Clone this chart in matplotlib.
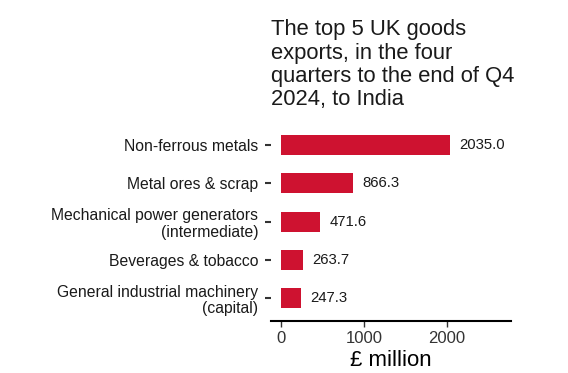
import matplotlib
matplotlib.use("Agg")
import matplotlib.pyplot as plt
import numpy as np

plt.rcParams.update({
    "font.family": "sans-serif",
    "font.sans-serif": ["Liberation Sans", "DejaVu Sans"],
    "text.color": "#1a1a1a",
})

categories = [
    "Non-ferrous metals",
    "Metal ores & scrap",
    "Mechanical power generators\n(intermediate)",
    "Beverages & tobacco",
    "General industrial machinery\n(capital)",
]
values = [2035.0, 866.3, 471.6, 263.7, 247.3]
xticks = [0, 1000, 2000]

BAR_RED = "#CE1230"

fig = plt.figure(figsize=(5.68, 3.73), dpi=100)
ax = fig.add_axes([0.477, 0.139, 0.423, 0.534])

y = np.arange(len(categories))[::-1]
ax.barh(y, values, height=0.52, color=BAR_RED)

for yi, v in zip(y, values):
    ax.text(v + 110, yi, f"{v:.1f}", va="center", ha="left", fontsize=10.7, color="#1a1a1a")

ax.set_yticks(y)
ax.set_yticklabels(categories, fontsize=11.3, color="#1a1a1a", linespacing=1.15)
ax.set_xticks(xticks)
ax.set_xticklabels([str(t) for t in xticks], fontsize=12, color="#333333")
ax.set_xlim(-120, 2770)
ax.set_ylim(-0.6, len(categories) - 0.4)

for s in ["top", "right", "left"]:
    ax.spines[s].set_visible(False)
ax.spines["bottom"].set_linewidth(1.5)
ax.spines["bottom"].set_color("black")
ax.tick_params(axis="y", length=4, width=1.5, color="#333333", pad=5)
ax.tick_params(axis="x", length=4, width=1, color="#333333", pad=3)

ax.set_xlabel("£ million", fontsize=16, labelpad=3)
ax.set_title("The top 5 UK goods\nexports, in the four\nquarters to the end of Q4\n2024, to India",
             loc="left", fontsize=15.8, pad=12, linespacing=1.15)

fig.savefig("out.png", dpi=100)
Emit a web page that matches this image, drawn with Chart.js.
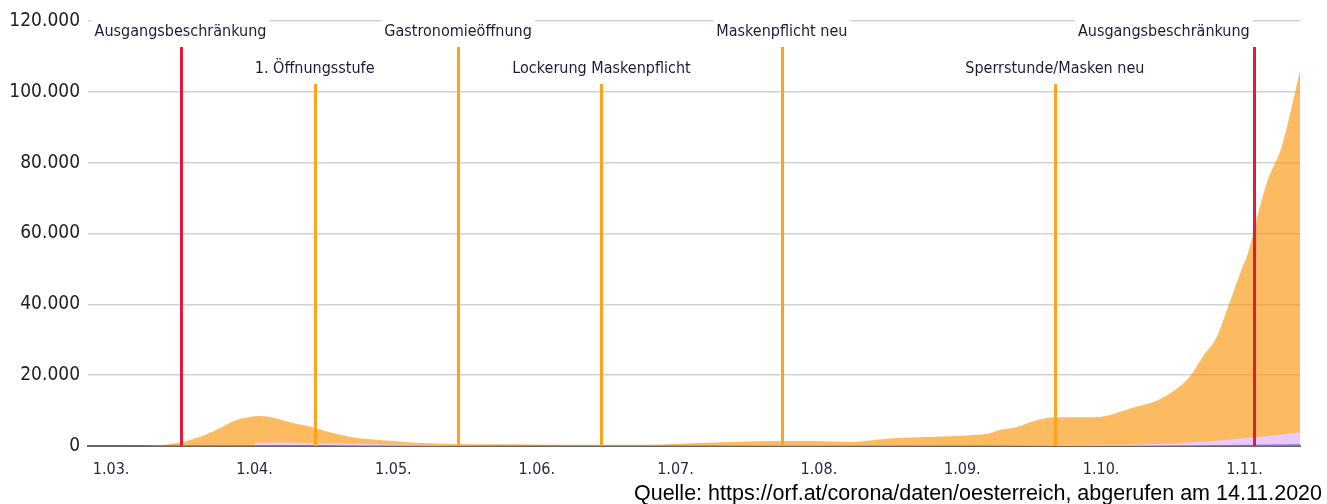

____

> **Task directions**: Every line above should be returned word for word, with the pictures left behind.

> **Output**:
Clone this chart in matplotlib.
import matplotlib
matplotlib.use("Agg")
import matplotlib.pyplot as plt
import numpy as np

plt.rcParams.update({
    "font.family": "sans-serif",
    "font.sans-serif": ["Liberation Sans", "DejaVu Sans"],
    "text.color": "#1a1a1a",
})

categories = [
    "Non-ferrous metals",
    "Metal ores & scrap",
    "Mechanical power generators\n(intermediate)",
    "Beverages & tobacco",
    "General industrial machinery\n(capital)",
]
values = [2035.0, 866.3, 471.6, 263.7, 247.3]
xticks = [0, 1000, 2000]

BAR_RED = "#CE1230"

fig = plt.figure(figsize=(5.68, 3.73), dpi=100)
ax = fig.add_axes([0.477, 0.139, 0.423, 0.534])

y = np.arange(len(categories))[::-1]
ax.barh(y, values, height=0.52, color=BAR_RED)

for yi, v in zip(y, values):
    ax.text(v + 110, yi, f"{v:.1f}", va="center", ha="left", fontsize=10.7, color="#1a1a1a")

ax.set_yticks(y)
ax.set_yticklabels(categories, fontsize=11.3, color="#1a1a1a", linespacing=1.15)
ax.set_xticks(xticks)
ax.set_xticklabels([str(t) for t in xticks], fontsize=12, color="#333333")
ax.set_xlim(-120, 2770)
ax.set_ylim(-0.6, len(categories) - 0.4)

for s in ["top", "right", "left"]:
    ax.spines[s].set_visible(False)
ax.spines["bottom"].set_linewidth(1.5)
ax.spines["bottom"].set_color("black")
ax.tick_params(axis="y", length=4, width=1.5, color="#333333", pad=5)
ax.tick_params(axis="x", length=4, width=1, color="#333333", pad=3)

ax.set_xlabel("£ million", fontsize=16, labelpad=3)
ax.set_title("The top 5 UK goods\nexports, in the four\nquarters to the end of Q4\n2024, to India",
             loc="left", fontsize=15.8, pad=12, linespacing=1.15)

fig.savefig("out.png", dpi=100)
Emit a web page that matches this image, drawn with Chart.js.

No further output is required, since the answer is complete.